Coral reefs have undergone drastic declines in recent years due to numerous types of environmental stresses, including nutrient overload, disease, overfishing, and (prominently) global climate change-induced bleaching (a whitening of the corals that often results in death). In this context, studying resilient species and, a fortiori, entire regions with populations of reef-building corals that can withstand, adapt, acclimatize to, or recover from these widespread bleaching events, is critically important. The study’s choice to focus on the Northern Red Sea system derives from this logic. Indeed, to the NOAA (National Oceanic and Atmospheric Administration) Coral Reef Watch’s surprise, the Northern Red Sea system did not endure a devastating episode of coral bleaching during the extremely hot summer of 2017, unlike many other coral reef systems across the world. This unexpected demonstration of resilience, which likely results from a tumultuous history of migration and adaptation to extreme changes in temperatures and salinity, offers an invaluable opportunity to study the natural defence mechanisms corals are capable of putting into place to survive fluctuating temperatures. In addition, the 2000 km latitudinal span of the Red Sea coral reefs, makes the region a natural laboratory for Climate change research. Along this gradient, the living conditions for the corals change dramatically, from 27°C summer surface water temperatures in the North, to 36°C in the South. “Effectively, along this warming gradient, one is moving into the future with regards to environmental conditions to which corals are exposed, the researcher explains. In other words, it’s a perfect laboratory for testing the impact of future oceans!”

The Northern Red Sea corals: super-resistant species and a perfect natural laboratory

Dr. Savary’s project will primarily focus on the comprehensive study of four major species of corals that live in the region, the choice of which was justified by the fact that their genome had already been sequenced. Indeed, the researcher’s investigation will concentrate on genes, how they respond to temperature variation, and which have evolved to better resist it. “My team and I will not only look at coral species but also at the algae that live in symbiosis with them in their tissues”, he explains. Indeed, coral bleaching results from the breakdown of the ‘symbiosis’ (a mutually beneficial relationship) between corals and microscopic algae of the Symbiodiniaceae family. The algae (which gives the coral its color), is highly sensitive to temperature variation and pollution. Under stress, it flees the coral, depriving it from its main source of nutrition, as well as its color (hence the whitening). More often than not, this separation results in coral mortality. “We started the sampling of corals and their symbiotic communities back in 2018. Our goal now is to test and see what molecular mechanisms make them special and what interactions are at play between the corals, the algae, and the numerous bacteria that also live in harmony with them.
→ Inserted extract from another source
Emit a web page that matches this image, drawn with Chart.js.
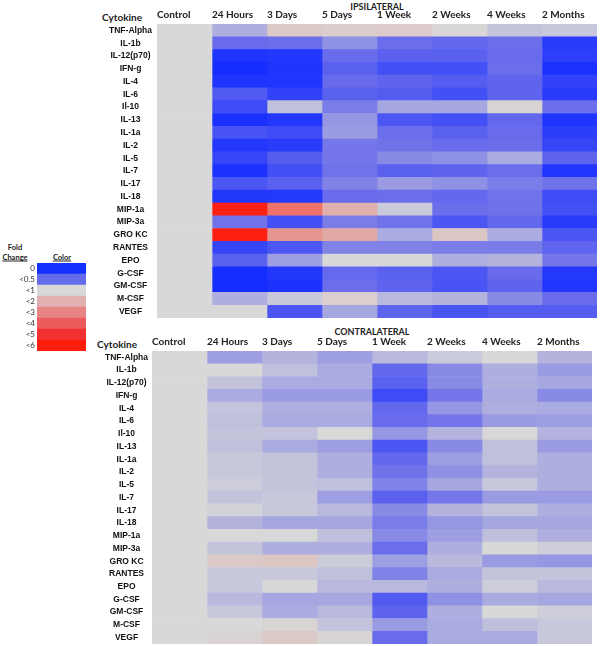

It’s a community, and we need to understand it as a whole”. To carry out his project, he will use an innovative and portable research instrument called the CBASS (Coral Bleaching Autonomous Stress System), which allows to determine empirical temperatures thresholds for bleaching.

According to the most recent IPCC special report on the impacts of Global warming: At the end of this century, very few major coral reefs, and with them the enormous ecosystems they support, are expected to be alive and functioning. Not only is this potential gigantic loss in biodiversity catastrophic in itself, it would also have far-reaching economic implications for the 500 million people living in tropical countries that directly depend on the numerous services healthy corals provide (seafood, shore protection, and tourism). As Dr. Romain Savary points out: “The Red Sea system could very well offer our best hope for preserving large and well-functioning reefs for future generations, not only because it is likely to survive Global warming, but also because it offers an ideal natural laboratory to examine the multiple drivers for coral resilience, and to potentially uncover the molecular key to the survival of other coral reefs in the world”.